++++ Listed records ++++

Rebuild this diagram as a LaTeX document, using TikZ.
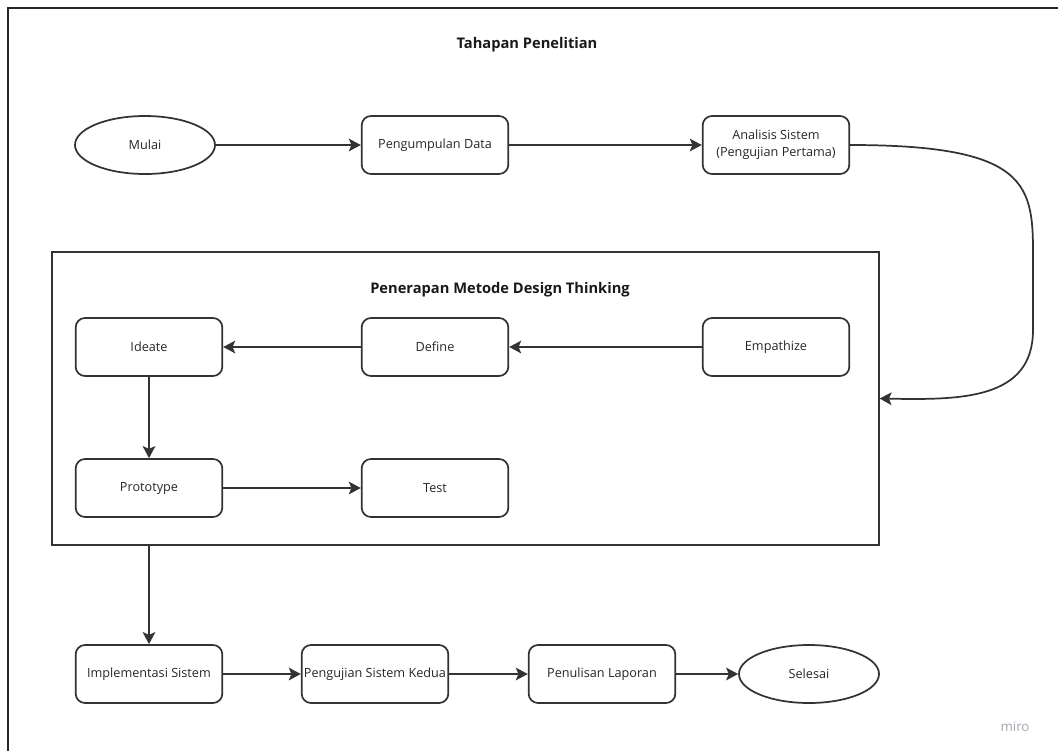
\documentclass[tikz,border=0pt]{standalone}
\usepackage{fontspec}
\setmainfont{Open Sans}
\usepackage{tikz}
\usetikzlibrary{shapes.geometric, arrows.meta, positioning}

\begin{document}
\begin{tikzpicture}[x=0.75pt, y=-0.75pt,
  process/.style={draw=black!80, rounded corners=7pt, line width=1.3pt,
    minimum width=110pt, minimum height=43.5pt, inner sep=1pt,
    align=center, font=\fontsize{9.5}{13}\selectfont, text=black!85},
  terminal/.style={ellipse, draw=black!80, line width=1.3pt,
    minimum width=105pt, minimum height=43.5pt, inner sep=1pt,
    font=\fontsize{9.5}{13}\selectfont, text=black!85},
  group/.style={draw=black!80, line width=1.1pt,
    minimum width=620pt, minimum height=219.75pt},
  heading/.style={font=\fontsize{11}{13}\selectfont\bfseries, text=black!90},
  flow/.style={-{Stealth[length=9pt, width=9.5pt, inset=2pt]}, line width=1.3pt, draw=black!80}
]
\useasboundingbox (0,0) rectangle (1058,751);
\draw[black!85, line width=1.2pt] (8,751) -- (8,8) -- (1058,8);

%% ── Tahapan awal ──
\node[heading] (title) at (527,45) {Tahapan Penelitian};
\node[terminal] (mulai)    at (145,145) {Mulai};
\node[process]  (kumpul)   at (435,145) {Pengumpulan Data};
\node[process]  (analisis) at (776,145) {Analisis Sistem\\(Pengujian Pertama)};

%% ── Design Thinking ──
\node[group] (dt) at (465.5,398.5) {};
\node[heading] (dttitle) at (500,290) {Penerapan Metode Design Thinking};
\node[process] (ideate)    at (149,347) {Ideate};
\node[process] (define)    at (435,347) {Define};
\node[process] (empathize) at (776,347) {Empathize};
\node[process] (proto)     at (149,488) {Prototype};
\node[process] (test)      at (435,488) {Test};

%% ── Tahapan akhir ──
\node[process]  (impl)    at (149,674) {Implementasi Sistem};
\node[process]  (uji)     at (375,674) {Pengujian Sistem Kedua};
\node[process]  (laporan) at (602,674) {Penulisan Laporan};
\node[terminal] (selesai) at (809,674) {Selesai};

\node[font=\fontsize{10}{11}\selectfont, text=blue!10!black!35] (miro) at (1015,727) {miro};

%% ── Alur ──
\draw[flow] (mulai) -- (kumpul);
\draw[flow] (kumpul) -- (analisis);
\draw[flow] (analisis.east) .. controls (1040,145) and (1033,190) .. (1033,270)
  -- (1033,330) .. controls (1033,400) and (960,400) .. (dt.east);
\draw[flow] (empathize) -- (define);
\draw[flow] (define) -- (ideate);
\draw[flow] (ideate) -- (proto);
\draw[flow] (proto) -- (test);
\draw[flow] (dt.south -| impl.north) -- (impl.north);
\draw[flow] (impl) -- (uji);
\draw[flow] (uji) -- (laporan);
\draw[flow] (laporan) -- (selesai);

\end{tikzpicture}
\end{document}
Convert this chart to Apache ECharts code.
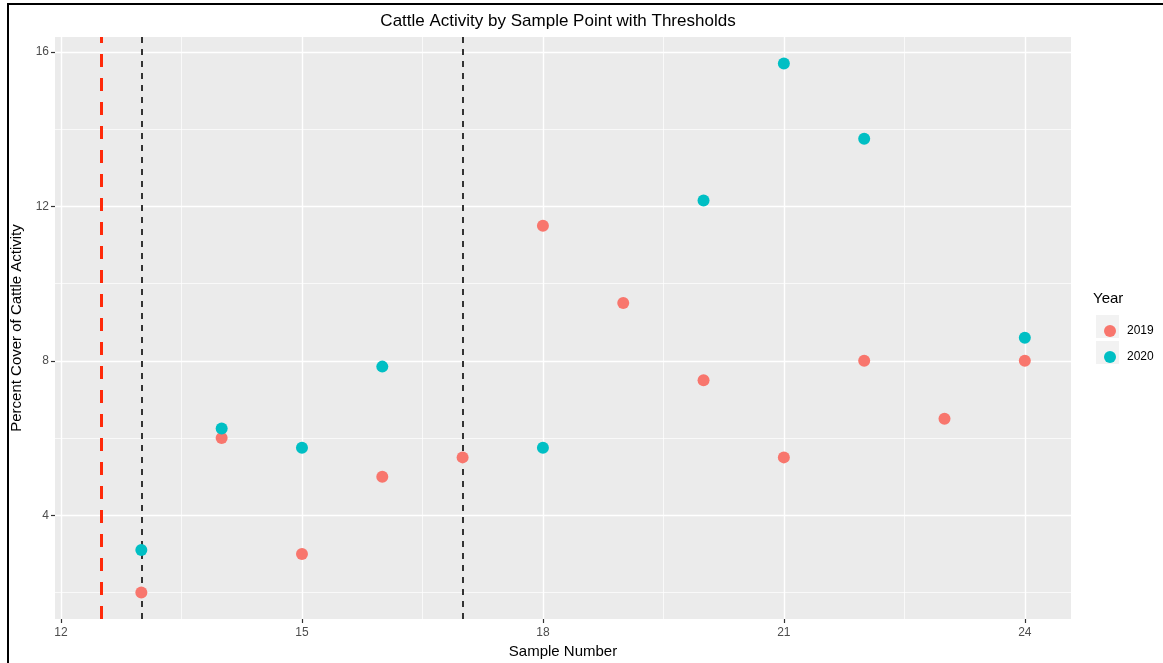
<!DOCTYPE html>
<html>
<head>
<meta charset="utf-8">
<script src="https://cdn.jsdelivr.net/npm/echarts@6/dist/echarts.min.js"></script>
<style>
  html, body { margin: 0; padding: 0; background: #fff; }
  #chart { width: 1163px; height: 663px; }
</style>
</head>
<body>
<div id="chart"></div>
<script>
// Sample points and percent cover of cattle activity per year
const samples2019 = [13, 14, 15, 16, 17, 18, 19, 20, 21, 22, 23, 24];
const cover2019   = [2.0, 6.0, 3.0, 5.0, 5.5, 11.5, 9.5, 7.5, 5.5, 8.0, 6.5, 8.0];
const samples2020 = [13, 14, 15, 16, 18, 20, 21, 22, 24];
const cover2020   = [3.1, 6.25, 5.75, 7.85, 5.75, 12.15, 15.7, 13.75, 8.6];

// Threshold lines
const redThreshold = [12.5];
const blackThresholds = [13, 17];

// Axis breaks
const xMajor = [12, 15, 18, 21, 24];
const xMinor = [13.5, 16.5, 19.5, 22.5];
const yMajor = [4, 8, 12, 16];
const yMinor = [2, 6, 10, 14];
const xRange = [11.925, 24.575];
const yRange = [1.315, 16.385];

const FONT = '"Liberation Sans", Arial, sans-serif';
const chart = echarts.init(document.getElementById('chart'), null, { renderer: 'canvas' });

function vLines(vals, style) {
  return vals.map(v => ({ xAxis: v, lineStyle: style }));
}
function hLines(vals, style) {
  return vals.map(v => ({ yAxis: v, lineStyle: style }));
}
const majorStyle = { color: '#FFFFFF', width: 1.4, type: 'solid' };
const minorStyle = { color: '#FFFFFF', width: 0.7, type: 'solid' };

chart.setOption({
  animation: false,
  backgroundColor: '#FFFFFF',
  title: {
    text: 'Cattle Activity by Sample Point with Thresholds',
    left: 553, top: 8, textAlign: 'center',
    textStyle: { fontFamily: FONT, fontSize: 17, fontWeight: 'normal', color: '#000' }
  },
  grid: {
    left: 55, top: 37, right: 92, bottom: 44,
    outerBoundsMode: 'none', containLabel: false,
    show: true, backgroundColor: '#EBEBEB', borderWidth: 0
  },
  legend: {
    orient: 'vertical', left: 1099, top: 320,
    icon: 'circle', itemWidth: 12, itemHeight: 12, itemGap: 14,
    data: ['2019', '2020'],
    textStyle: { fontFamily: FONT, fontSize: 12, color: '#000', padding: [0, 0, 0, 6] }
  },
  xAxis: {
    type: 'value', min: xRange[0], max: xRange[1],
    name: 'Sample Number', nameLocation: 'middle', nameGap: 24,
    nameTextStyle: { fontFamily: FONT, fontSize: 15, color: '#000' },
    axisLine: { show: false },
    splitLine: { show: false },
    axisTick: { show: true, customValues: xMajor, length: 4, lineStyle: { color: '#333', width: 1.2 } },
    axisLabel: { customValues: xMajor, fontFamily: FONT, fontSize: 12, color: '#4D4D4D', margin: 8 }
  },
  yAxis: {
    type: 'value', min: yRange[0], max: yRange[1],
    name: 'Percent Cover of Cattle Activity', nameLocation: 'middle', nameGap: 14,
    nameTextStyle: { fontFamily: FONT, fontSize: 15, color: '#000' },
    axisLine: { show: false },
    splitLine: { show: false },
    axisTick: { show: true, customValues: yMajor, length: 4, lineStyle: { color: '#333', width: 1.2 } },
    axisLabel: { customValues: yMajor, fontFamily: FONT, fontSize: 12, color: '#4D4D4D', margin: 6 }
  },
  series: [
    {
      name: 'gridlines', type: 'scatter', data: [], silent: true, z: 1,
      markLine: {
        silent: true, symbol: 'none', label: { show: false }, animation: false,
        data: [].concat(
          vLines(xMinor, minorStyle), hLines(yMinor, minorStyle),
          vLines(xMajor, majorStyle), hLines(yMajor, majorStyle)
        )
      }
    },
    {
      name: 'thresholds', type: 'scatter', data: [], silent: true, z: 2,
      markLine: {
        silent: true, symbol: 'none', label: { show: false }, animation: false,
        data: [].concat(
          vLines(redThreshold, { color: '#FF2A0A', width: 3, type: [13, 11] }),
          vLines(blackThresholds, { color: '#333333', width: 2, type: [6, 6] })
        )
      }
    },
    {
      name: '2019', type: 'scatter', z: 5, symbolSize: 12,
      itemStyle: { color: '#F8766D', opacity: 1 },
      data: samples2019.map((s, i) => [s, cover2019[i]])
    },
    {
      name: '2020', type: 'scatter', z: 5, symbolSize: 12,
      itemStyle: { color: '#00BFC4', opacity: 1 },
      data: samples2020.map((s, i) => [s, cover2020[i]])
    }
  ],
  graphic: [
    { type: 'rect', shape: { x: 8, y: 4, width: 1170, height: 680 }, style: { fill: null, stroke: '#000', lineWidth: 2 }, z: 100 },
    { type: 'text', left: 1093, top: 291, style: { text: 'Year', font: '15px ' + FONT, fill: '#000' } },
    { type: 'rect', shape: { x: 1096, y: 315, width: 23, height: 23 }, style: { fill: '#F2F2F2' }, z: -1 },
    { type: 'rect', shape: { x: 1096, y: 341, width: 23, height: 23 }, style: { fill: '#F2F2F2' }, z: -1 }
  ]
});
</script>
</body>
</html>
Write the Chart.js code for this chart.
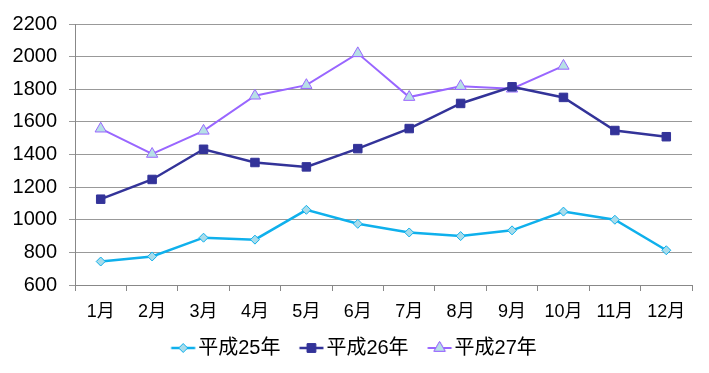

++++

§ **Problem requirements**
Where a line of the records above holds the word "this", copy that line.

§ **Expected output**
Rebuild this diagram as a LaTeX document, using TikZ.
Convert this chart to Apache ECharts code.
Write the Chart.js code for this chart.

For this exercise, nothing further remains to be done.